- **PROBLEM TO SOLVE**
Everything in the listing below from the line containing "The picture is" through the line containing "from matplotlib.patches import" should be repeated exactly; leave out every other line.
[Start]
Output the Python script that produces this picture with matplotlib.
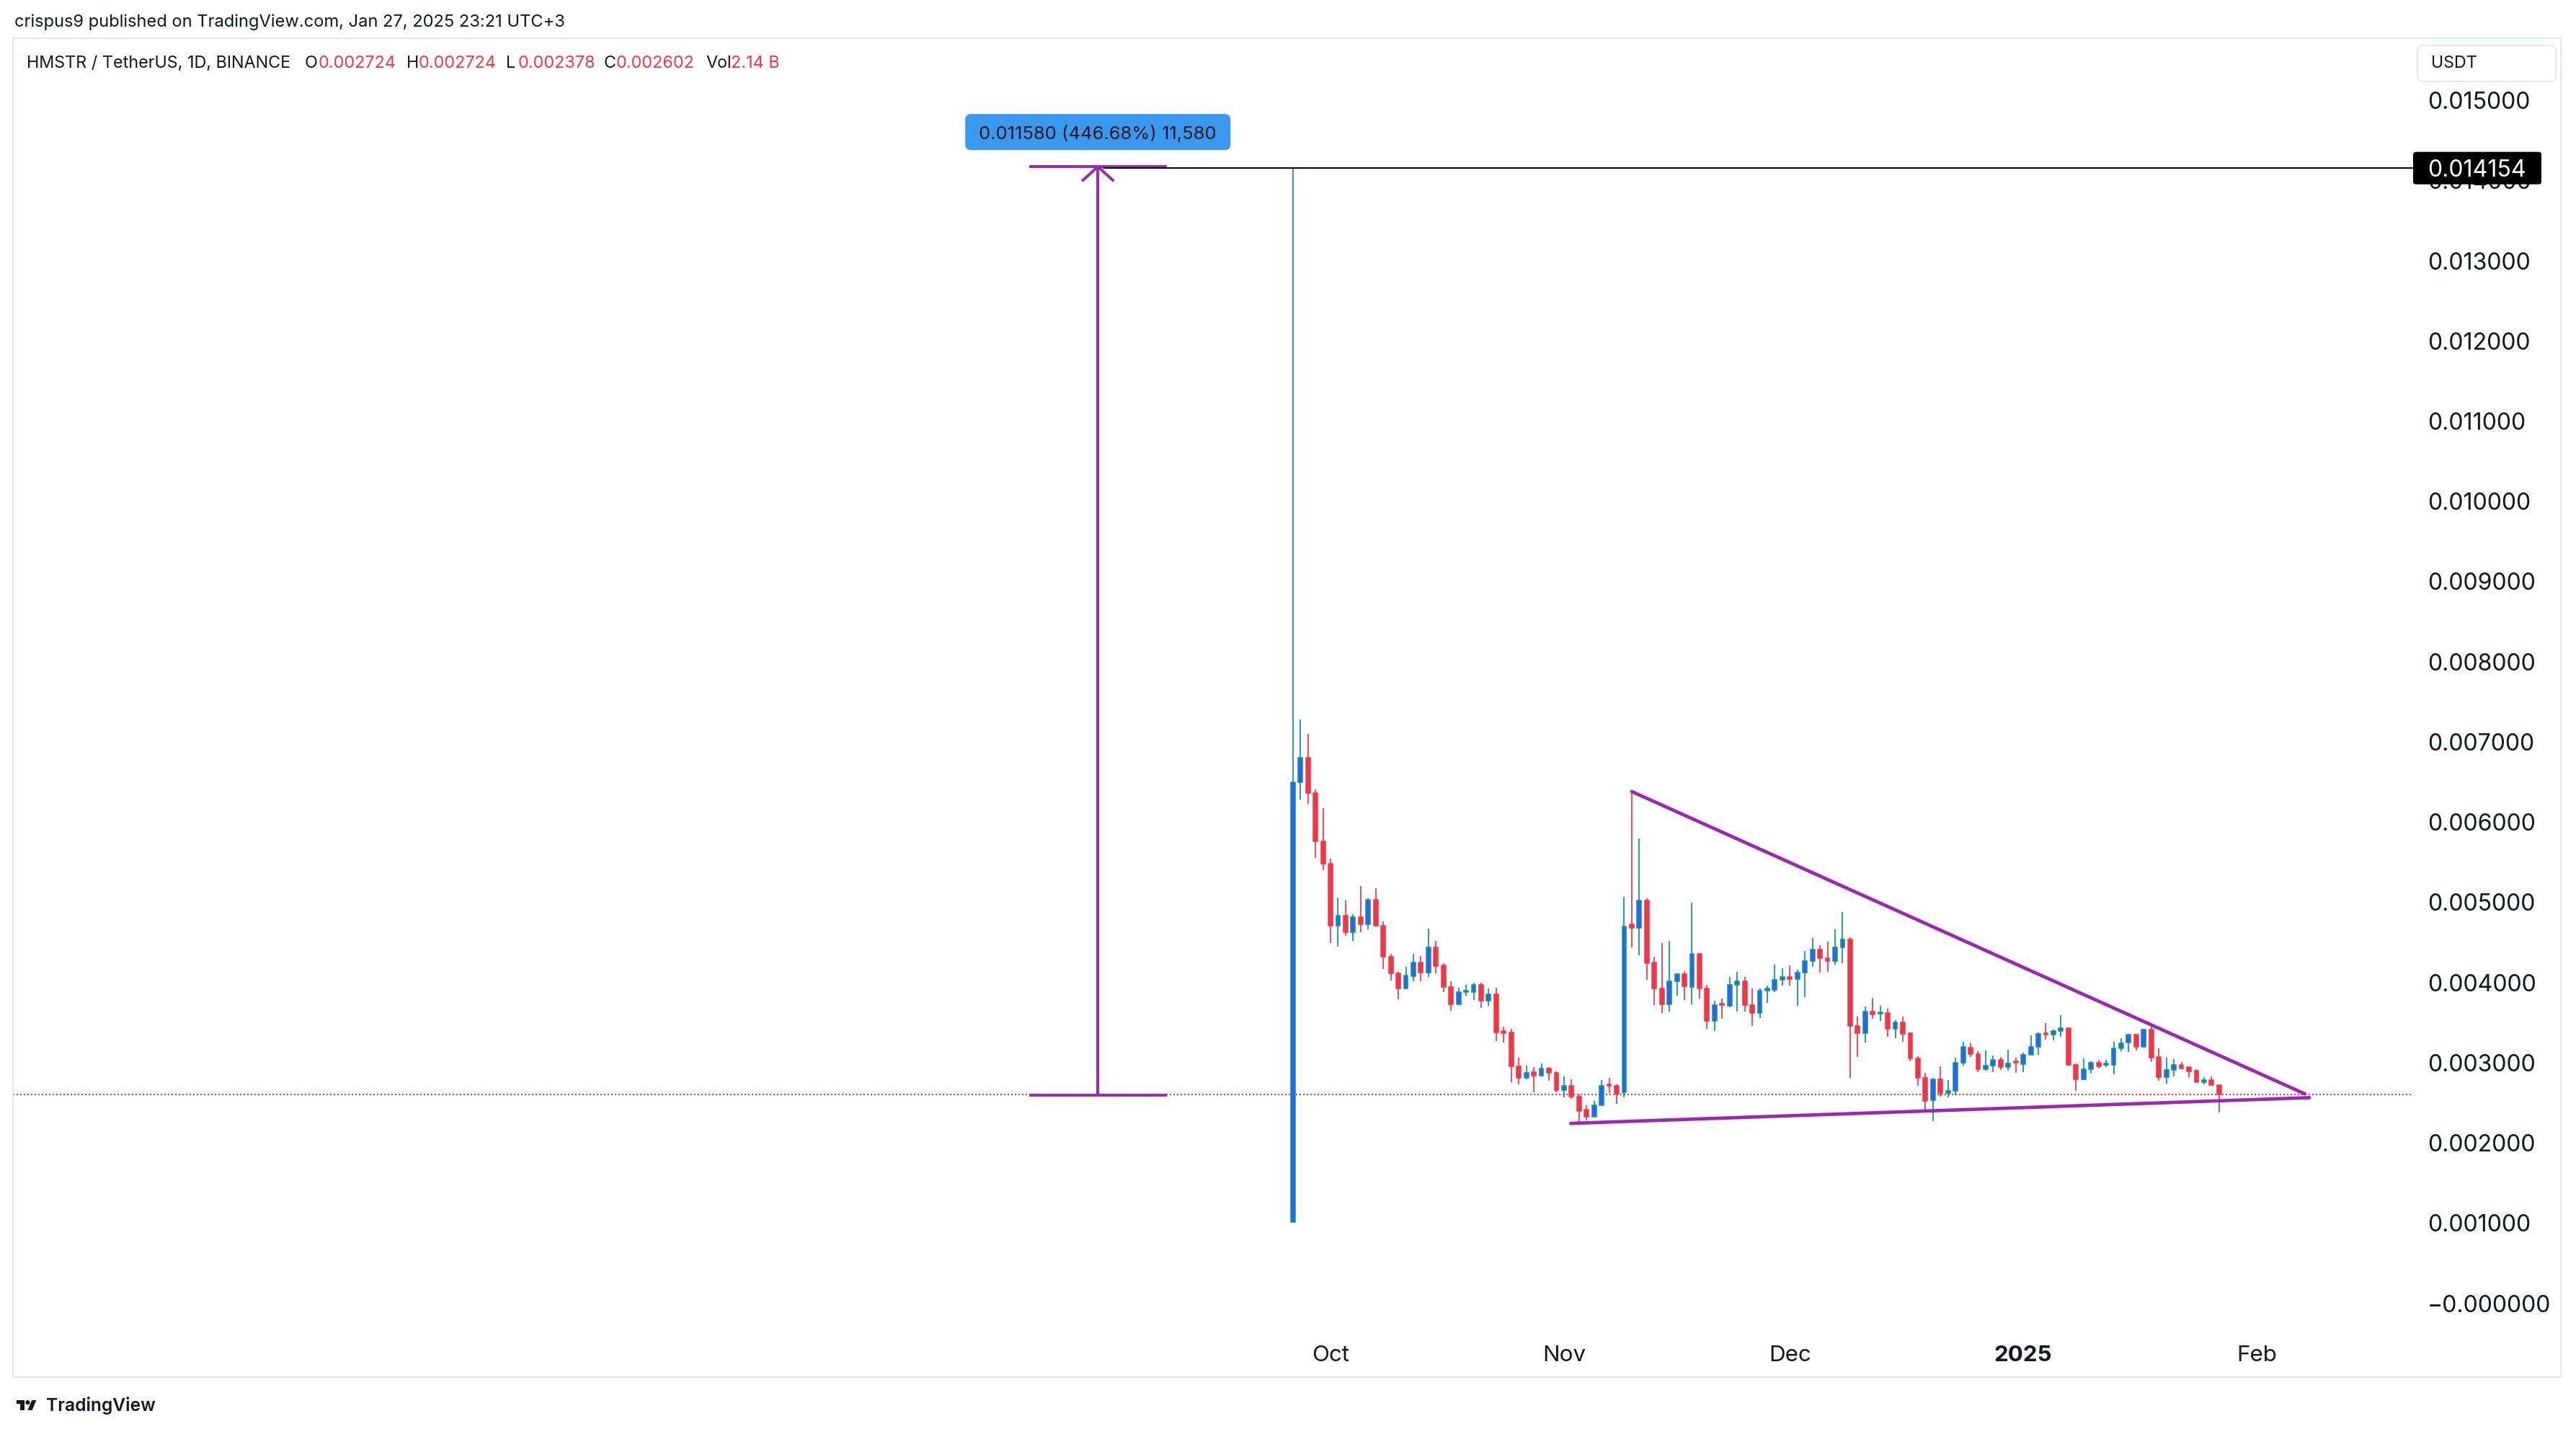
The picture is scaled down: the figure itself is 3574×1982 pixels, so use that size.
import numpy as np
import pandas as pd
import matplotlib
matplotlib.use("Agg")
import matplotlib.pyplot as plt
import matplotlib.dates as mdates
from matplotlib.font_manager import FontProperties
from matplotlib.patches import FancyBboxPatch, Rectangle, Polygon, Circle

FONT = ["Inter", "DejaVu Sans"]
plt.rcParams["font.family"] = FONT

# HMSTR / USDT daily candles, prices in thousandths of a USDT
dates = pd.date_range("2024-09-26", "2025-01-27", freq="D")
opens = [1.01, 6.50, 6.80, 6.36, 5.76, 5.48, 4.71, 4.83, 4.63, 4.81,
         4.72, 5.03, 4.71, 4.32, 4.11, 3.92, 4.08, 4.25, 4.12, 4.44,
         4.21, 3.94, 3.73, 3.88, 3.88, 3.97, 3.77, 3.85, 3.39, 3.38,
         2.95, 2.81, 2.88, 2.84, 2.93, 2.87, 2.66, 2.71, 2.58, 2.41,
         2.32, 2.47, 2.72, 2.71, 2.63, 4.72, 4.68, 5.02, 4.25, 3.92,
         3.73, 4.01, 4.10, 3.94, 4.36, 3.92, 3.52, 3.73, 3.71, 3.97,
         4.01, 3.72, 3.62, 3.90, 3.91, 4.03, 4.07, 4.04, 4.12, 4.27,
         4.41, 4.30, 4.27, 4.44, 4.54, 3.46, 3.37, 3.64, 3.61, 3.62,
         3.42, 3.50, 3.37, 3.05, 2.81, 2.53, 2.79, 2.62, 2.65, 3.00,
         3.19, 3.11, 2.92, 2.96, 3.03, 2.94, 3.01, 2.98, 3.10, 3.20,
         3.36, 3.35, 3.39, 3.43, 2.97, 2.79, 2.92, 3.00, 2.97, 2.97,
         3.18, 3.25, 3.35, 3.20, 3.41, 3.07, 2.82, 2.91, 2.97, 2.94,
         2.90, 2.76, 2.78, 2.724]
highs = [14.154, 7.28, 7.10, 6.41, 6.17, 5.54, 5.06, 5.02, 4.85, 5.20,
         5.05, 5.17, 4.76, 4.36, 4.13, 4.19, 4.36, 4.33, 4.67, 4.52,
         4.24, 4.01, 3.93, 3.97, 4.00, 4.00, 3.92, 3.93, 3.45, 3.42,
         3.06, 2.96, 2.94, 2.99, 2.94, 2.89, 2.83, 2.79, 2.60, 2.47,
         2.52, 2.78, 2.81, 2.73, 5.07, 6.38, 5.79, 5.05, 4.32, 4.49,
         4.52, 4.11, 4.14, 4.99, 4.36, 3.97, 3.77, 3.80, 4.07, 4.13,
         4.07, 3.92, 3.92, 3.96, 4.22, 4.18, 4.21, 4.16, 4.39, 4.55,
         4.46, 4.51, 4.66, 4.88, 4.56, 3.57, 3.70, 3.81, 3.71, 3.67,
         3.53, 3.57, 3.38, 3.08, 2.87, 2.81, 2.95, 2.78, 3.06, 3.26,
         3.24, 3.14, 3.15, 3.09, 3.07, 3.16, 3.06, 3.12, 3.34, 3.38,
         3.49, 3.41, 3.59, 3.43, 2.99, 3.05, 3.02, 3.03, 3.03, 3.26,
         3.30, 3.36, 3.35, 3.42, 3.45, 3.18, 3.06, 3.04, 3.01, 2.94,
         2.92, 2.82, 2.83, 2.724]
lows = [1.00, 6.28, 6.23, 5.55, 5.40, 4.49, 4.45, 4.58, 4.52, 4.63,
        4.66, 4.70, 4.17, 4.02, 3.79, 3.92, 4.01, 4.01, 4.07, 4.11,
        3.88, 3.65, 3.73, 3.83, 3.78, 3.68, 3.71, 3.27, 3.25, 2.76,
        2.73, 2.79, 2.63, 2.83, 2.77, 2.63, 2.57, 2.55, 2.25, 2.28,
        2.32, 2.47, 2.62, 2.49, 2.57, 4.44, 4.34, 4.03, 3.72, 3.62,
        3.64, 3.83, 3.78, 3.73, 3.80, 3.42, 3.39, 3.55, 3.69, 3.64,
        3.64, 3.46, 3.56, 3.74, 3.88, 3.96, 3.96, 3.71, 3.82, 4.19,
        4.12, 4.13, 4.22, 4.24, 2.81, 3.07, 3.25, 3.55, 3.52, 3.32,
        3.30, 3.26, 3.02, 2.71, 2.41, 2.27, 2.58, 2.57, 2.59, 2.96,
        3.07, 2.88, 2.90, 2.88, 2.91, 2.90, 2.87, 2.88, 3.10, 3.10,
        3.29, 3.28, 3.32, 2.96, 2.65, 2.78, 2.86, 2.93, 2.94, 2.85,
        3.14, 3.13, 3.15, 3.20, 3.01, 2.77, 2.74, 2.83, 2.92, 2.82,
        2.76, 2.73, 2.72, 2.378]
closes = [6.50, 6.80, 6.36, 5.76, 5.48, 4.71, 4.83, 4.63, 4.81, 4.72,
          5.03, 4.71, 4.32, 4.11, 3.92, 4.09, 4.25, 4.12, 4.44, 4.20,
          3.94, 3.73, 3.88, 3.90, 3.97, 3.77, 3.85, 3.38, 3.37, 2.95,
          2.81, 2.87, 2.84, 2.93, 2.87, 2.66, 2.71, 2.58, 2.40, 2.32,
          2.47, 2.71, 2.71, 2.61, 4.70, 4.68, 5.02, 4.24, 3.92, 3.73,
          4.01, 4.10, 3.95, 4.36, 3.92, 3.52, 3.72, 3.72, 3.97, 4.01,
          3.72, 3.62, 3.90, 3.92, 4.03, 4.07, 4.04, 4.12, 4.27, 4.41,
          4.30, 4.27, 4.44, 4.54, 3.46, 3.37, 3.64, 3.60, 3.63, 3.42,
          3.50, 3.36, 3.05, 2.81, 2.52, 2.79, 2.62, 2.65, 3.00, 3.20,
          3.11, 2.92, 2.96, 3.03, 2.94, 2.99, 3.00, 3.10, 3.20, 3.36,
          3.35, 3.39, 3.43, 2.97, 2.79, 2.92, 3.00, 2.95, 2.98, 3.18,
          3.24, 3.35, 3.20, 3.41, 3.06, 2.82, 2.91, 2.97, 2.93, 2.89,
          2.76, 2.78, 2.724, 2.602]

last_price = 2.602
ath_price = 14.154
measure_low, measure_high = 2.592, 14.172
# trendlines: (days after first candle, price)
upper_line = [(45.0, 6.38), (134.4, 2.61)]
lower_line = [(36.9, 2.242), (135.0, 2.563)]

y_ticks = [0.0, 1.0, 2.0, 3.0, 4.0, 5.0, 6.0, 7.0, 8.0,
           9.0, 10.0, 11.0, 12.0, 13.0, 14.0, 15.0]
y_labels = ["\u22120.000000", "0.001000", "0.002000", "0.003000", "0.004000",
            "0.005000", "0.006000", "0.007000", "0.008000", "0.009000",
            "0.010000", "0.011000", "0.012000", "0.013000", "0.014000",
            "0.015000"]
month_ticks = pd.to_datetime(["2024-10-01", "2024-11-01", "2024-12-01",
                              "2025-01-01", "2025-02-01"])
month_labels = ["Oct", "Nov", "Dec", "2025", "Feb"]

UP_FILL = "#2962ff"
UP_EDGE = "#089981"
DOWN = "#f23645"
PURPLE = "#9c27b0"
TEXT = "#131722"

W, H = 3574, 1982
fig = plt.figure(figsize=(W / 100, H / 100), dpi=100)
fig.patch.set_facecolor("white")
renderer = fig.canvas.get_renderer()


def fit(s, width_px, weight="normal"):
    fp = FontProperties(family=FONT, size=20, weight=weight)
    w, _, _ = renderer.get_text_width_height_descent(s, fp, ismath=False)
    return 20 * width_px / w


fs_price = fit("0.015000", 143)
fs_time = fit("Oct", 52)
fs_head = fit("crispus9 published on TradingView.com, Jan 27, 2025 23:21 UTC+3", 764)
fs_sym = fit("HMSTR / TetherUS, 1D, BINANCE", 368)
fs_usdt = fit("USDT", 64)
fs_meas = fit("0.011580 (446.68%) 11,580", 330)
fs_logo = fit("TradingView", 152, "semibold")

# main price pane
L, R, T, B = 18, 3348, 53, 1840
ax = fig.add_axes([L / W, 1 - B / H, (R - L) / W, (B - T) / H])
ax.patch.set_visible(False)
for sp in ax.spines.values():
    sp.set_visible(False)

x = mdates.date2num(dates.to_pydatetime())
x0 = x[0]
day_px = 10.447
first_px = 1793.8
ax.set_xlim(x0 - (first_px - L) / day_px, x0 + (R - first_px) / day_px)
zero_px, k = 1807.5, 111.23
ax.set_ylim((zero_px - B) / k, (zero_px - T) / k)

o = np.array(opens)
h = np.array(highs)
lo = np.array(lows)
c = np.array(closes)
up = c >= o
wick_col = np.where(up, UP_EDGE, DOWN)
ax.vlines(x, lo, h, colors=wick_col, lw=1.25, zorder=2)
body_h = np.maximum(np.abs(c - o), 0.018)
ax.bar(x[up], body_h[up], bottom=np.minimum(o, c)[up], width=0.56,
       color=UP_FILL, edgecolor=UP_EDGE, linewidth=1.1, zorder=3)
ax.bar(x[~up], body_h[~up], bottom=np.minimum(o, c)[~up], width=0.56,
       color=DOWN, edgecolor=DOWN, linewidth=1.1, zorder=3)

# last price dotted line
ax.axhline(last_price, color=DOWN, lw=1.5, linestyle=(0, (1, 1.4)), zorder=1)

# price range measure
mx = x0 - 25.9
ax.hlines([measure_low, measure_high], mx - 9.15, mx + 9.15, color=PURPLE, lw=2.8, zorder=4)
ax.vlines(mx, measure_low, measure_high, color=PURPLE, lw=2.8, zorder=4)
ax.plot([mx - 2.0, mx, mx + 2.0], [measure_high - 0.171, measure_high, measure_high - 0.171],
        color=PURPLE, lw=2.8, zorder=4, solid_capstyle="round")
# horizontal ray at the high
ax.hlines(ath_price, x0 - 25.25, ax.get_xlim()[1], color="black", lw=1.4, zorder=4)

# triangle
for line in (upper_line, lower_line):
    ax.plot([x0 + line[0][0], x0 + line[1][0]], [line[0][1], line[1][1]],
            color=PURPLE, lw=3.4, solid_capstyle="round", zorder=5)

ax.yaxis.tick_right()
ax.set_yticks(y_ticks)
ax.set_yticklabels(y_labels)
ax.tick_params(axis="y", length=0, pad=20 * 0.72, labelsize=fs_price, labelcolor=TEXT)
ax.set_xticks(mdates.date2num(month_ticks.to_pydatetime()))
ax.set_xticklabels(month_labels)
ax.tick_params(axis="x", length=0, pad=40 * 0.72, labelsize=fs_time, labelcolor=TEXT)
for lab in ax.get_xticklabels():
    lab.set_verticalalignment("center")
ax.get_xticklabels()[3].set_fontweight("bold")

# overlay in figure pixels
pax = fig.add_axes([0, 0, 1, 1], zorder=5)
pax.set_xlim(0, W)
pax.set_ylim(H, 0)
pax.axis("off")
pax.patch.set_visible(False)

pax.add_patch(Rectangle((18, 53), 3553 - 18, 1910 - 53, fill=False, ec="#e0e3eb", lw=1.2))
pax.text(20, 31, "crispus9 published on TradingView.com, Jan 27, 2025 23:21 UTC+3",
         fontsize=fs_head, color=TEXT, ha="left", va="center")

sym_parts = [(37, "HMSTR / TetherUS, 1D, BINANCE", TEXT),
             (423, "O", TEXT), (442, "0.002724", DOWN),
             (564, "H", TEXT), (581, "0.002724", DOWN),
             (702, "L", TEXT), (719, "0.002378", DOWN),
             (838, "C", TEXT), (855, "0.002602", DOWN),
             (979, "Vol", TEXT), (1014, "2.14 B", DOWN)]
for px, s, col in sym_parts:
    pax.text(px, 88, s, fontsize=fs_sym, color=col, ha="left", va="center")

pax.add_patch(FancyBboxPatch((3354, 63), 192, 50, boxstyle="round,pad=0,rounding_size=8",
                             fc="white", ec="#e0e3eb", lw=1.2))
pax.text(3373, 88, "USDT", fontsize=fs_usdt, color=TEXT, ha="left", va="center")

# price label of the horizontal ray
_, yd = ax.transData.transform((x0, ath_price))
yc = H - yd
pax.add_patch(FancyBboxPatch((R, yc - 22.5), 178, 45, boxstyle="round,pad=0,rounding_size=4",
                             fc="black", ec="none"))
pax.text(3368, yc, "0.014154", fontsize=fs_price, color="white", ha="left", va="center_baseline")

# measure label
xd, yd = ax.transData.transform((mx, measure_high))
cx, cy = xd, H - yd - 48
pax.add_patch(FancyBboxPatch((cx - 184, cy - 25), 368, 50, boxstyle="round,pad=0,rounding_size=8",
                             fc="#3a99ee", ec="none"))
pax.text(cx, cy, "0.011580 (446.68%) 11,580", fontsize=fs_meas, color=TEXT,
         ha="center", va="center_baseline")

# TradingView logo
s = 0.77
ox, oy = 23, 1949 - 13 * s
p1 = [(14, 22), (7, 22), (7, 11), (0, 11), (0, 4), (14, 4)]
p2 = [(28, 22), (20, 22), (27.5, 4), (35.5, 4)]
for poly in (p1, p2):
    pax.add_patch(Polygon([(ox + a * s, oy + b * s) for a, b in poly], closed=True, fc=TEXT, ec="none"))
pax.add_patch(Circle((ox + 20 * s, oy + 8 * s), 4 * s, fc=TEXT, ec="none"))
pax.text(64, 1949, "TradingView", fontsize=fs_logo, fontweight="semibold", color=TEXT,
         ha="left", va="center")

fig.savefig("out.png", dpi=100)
[End]
- **SOLUTION**
The picture is scaled down: the figure itself is 3574×1982 pixels, so use that size.
import numpy as np
import pandas as pd
import matplotlib
matplotlib.use("Agg")
import matplotlib.pyplot as plt
import matplotlib.dates as mdates
from matplotlib.font_manager import FontProperties
from matplotlib.patches import FancyBboxPatch, Rectangle, Polygon, Circle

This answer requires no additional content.